Let's look at the vulnerable code that triggered our hackathon disaster:

// ❌ THE ANTI-PATTERN CODE — DO NOT USE IN PRODUCTION!
contract BrokenVoting {
    struct Candidate {
        string name;
        uint256 voteCount;
    }
 
    Candidate[] public candidates;
    mapping(address => bool) public hasVoted;
    address[] public voterList; // Dynamic array that grows forever
 
    // Unbounded loop! Iterates over every voter to tally results
    function getTotalVoters() public view returns (uint256) {
        uint256 total = 0;
        for (uint256 i = 0; i < voterList.length; i++) {
            total++; // SLOAD instruction executed inside a loop!
        }
        return total;
    }
}

Every time the EVM runs voterList.length inside a loop, it executes an SLOAD (State Load) opcode. Reading from state storage inside a loop is a massive gas drain:

• Reading a cold storage slot for the first time in a transaction costs 2,100 gas.
• Reading it subsequently costs 100 gas.

As voterList grows to 800 addresses, the EVM must perform 800 loop iterations, loading addresses from disk, executing comparisons, and shifting stack pointers. The gas cost scales linearly ($O(N)$) with the number of voters. Once $N$ is large enough, the gas needed for that loop exceeds the Block Gas Limit. The function is locked forever.

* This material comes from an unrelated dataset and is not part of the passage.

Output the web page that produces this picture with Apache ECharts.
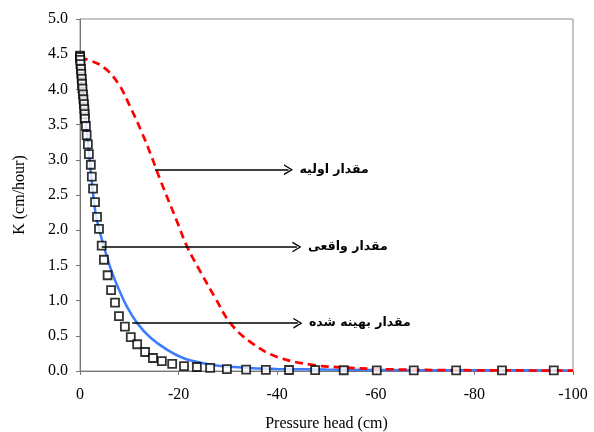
<!DOCTYPE html>
<html>
<head>
<meta charset="utf-8">
<script src="https://cdn.jsdelivr.net/npm/echarts@6/dist/echarts.min.js"></script>
<style>html,body{margin:0;padding:0;background:#fff}#c{width:594px;height:432px}</style>
</head>
<body>
<div id="c"></div>
<script>
// Measured (observed) values: pressure head (cm) and K (cm/hour)
const measuredHead = [0, -0.02, -0.05, -0.1, -0.2, -0.26, -0.35, -0.4, -0.5, -0.6, -0.7, -0.8, -0.88, -0.95, -1.0, -1.2, -1.35, -1.6, -1.8, -2.2, -2.4, -2.65, -3.05, -3.45, -3.85, -4.4, -4.85, -5.6, -6.3, -7.1, -7.9, -9.1, -10.3, -11.6, -13.2, -14.8, -16.6, -18.7, -21.1, -23.7, -26.4, -29.8, -33.7, -37.7, -42.4, -47.7, -53.5, -60.2, -67.7, -76.3, -85.6, -96.1];
const measuredK = [4.48, 4.46, 4.42, 4.36, 4.29, 4.22, 4.15, 4.08, 4.01, 3.93, 3.86, 3.79, 3.72, 3.65, 3.58, 3.48, 3.35, 3.22, 3.08, 2.93, 2.76, 2.59, 2.40, 2.19, 2.02, 1.78, 1.58, 1.36, 1.15, 0.97, 0.78, 0.63, 0.48, 0.38, 0.27, 0.185, 0.14, 0.10, 0.07, 0.057, 0.043, 0.028, 0.02, 0.016, 0.014, 0.012, 0.011, 0.01, 0.009, 0.008, 0.008, 0.008];

// Optimized curve
const optimizedHead = [0, -0.5, -1.0, -1.6, -3.05, -4.07, -6.1, -7.7, -9.55, -11.6, -14.2, -17.7, -20.9, -25, -28.5, -35, -40, -50, -60, -80, -100];
const optimizedK = [4.46, 4.0, 3.65, 3.24, 2.29, 1.96, 1.48, 1.19, 0.91, 0.68, 0.48, 0.30, 0.185, 0.11, 0.07, 0.04, 0.03, 0.02, 0.015, 0.01, 0.008];

// Initial curve
const initialHead = [0, -1.6, -4.7, -7.7, -10.2, -12.6, -14.6, -16.3, -19.7, -21.7, -24.5, -27.5, -30.5, -34.6, -40, -47.4, -53.5, -59.6, -70, -100];
const initialK = [4.46, 4.42, 4.32, 4.09, 3.75, 3.38, 3.03, 2.71, 2.12, 1.77, 1.40, 1.03, 0.68, 0.41, 0.20, 0.085, 0.05, 0.03, 0.015, 0.005];

const xTicks = [0, -20, -40, -60, -80, -100];
const labelInitial = 'مقدار اولیه';
const labelMeasured = 'مقدار واقعی';
const labelOptimized = 'مقدار بهینه شده';

// annotation arrows: [startHead, endHead, K]
const arrowInitial = [-15.2, -42.3, 2.86];
const arrowMeasured = [-4.4, -44.0, 1.76];
const arrowOptimized = [-10.6, -44.2, 0.68];

const zip = (a, b) => a.map((v, i) => [v, b[i]]);
const chevron = 'path://M0,10 L5,0 L10,10 L8.6,10 L5,2.6 L1.4,10 Z';

function arrow(a, text) {
  return [
    { coord: [a[0], a[2]], symbol: 'none' },
    { coord: [a[1], a[2]], symbol: chevron, symbolSize: [11, 9],
      label: { show: true, position: 'end', formatter: text, distance: 11,
               fontFamily: 'DejaVu Sans', fontWeight: 'bold', fontSize: 12.5, color: '#000' } }
  ];
}

const chart = echarts.init(document.getElementById('c'));
chart.setOption({
  animation: false,
  backgroundColor: '#fff',
  grid: { left: 80, right: 21, top: 19, bottom: 61, show: true, borderColor: '#8c8c8c', borderWidth: 1,
          containLabel: false, outerBoundsMode: 'none' },
  xAxis: {
    type: 'value', min: -100, max: 0, interval: 20, inverse: true,
    name: 'Pressure head (cm)', nameLocation: 'middle', nameGap: 45,
    nameTextStyle: { fontFamily: 'Liberation Serif', fontSize: 16, color: '#000' },
    axisLine: { show: true, onZero: false, lineStyle: { color: '#777', width: 1 } },
    axisTick: { show: true, inside: false, length: 4, lineStyle: { color: '#777' } },
    axisLabel: { fontFamily: 'Liberation Serif', fontSize: 16, color: '#000', margin: 16 },
    splitLine: { show: false }
  },
  yAxis: {
    type: 'value', min: 0, max: 5, interval: 0.5,
    name: 'K (cm/hour)', nameLocation: 'middle', nameGap: 52, nameRotate: 90,
    nameTextStyle: { fontFamily: 'Liberation Serif', fontSize: 16, color: '#000' },
    axisLine: { show: true, lineStyle: { color: '#777', width: 1 } },
    axisTick: { show: true, inside: false, length: 4, lineStyle: { color: '#777' } },
    axisLabel: { fontFamily: 'Liberation Serif', fontSize: 16, color: '#000', margin: 12,
                 formatter: v => v.toFixed(1) },
    splitLine: { show: false }
  },
  series: [
    {
      name: 'optimized', type: 'line', data: zip(optimizedHead, optimizedK),
      smooth: 0.3, showSymbol: false, symbol: 'none',
      lineStyle: { color: '#3d7cff', width: 2.5 }, z: 2,
      markLine: {
        silent: true, symbol: ['none', chevron], symbolSize: [11, 9],
        lineStyle: { color: '#000', width: 1.5, type: 'solid' },
        data: [arrow(arrowOptimized, labelOptimized)]
      }
    },
    {
      name: 'initial', type: 'line', data: zip(initialHead, initialK),
      smooth: 0.4, showSymbol: false, symbol: 'none',
      lineStyle: { color: '#ff0000', width: 2.7, type: [8, 5] }, z: 3,
      markLine: {
        silent: true, symbol: ['none', chevron], symbolSize: [11, 9],
        lineStyle: { color: '#000', width: 1.5, type: 'solid' },
        data: [arrow(arrowInitial, labelInitial), arrow(arrowMeasured, labelMeasured)]
      }
    },
    {
      name: 'measured', type: 'scatter', data: zip(measuredHead, measuredK),
      symbol: 'rect', symbolSize: 8,
      itemStyle: { color: '#fff', borderColor: '#000', borderWidth: 1.8 }, z: 4
    }
  ]
});
</script>
</body>
</html>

3. The Scale-Safe Fix: Constant Time O(1) Design

To resolve the disaster, we must design contracts where execution costs are independent of the number of users ($O(1)$ constant time). We replace the array loops entirely with constant-time lookup mappings and off-chain indexing:

// ✅ THE SCALE-SAFE ARCHITECTURE
contract ScalableVoting {
    // 1. Keep strings off-chain! Reference candidates via bytes32 identifiers
    mapping(bytes32 => uint256) public votesReceived;
    
    // 2. O(1) verification mappings - no arrays to loop!
    mapping(address => bool) public hasVoted;
    
    // 3. Keep a simple counter to track total voters - no loops needed!
    uint256 public totalVotersCount;
 
    // Emitting events is cheap and allows indexers to sync voter counts
    event VoteCast(address indexed voter, bytes32 indexed candidateId);
 
    function vote(bytes32 _candidateId) public {
        require(!hasVoted[msg.sender], "Already voted");
        
        hasVoted[msg.sender] = true;
        votesReceived[_candidateId] += 1;
        totalVotersCount += 1; // Constant time increment!
 
        emit VoteCast(msg.sender, _candidateId);
    }
}

Why is this scale-safe?

• Zero Loops: The vote function executes in exact constant time ($O(1)$) regardless of whether 10 or 10,000,000 people have voted. The gas cost remains completely flat.
• Strings Removed: Candidate names are stored in a cheap Web2 Firebase database or indexed in a Subgraph mapping bytes32 IDs to strings.
• Rich Queries Indexed: Total voters and chronological vote feeds are read instantly via The Graph by listening to the VoteCast events, saving validators from ever having to do search lookups.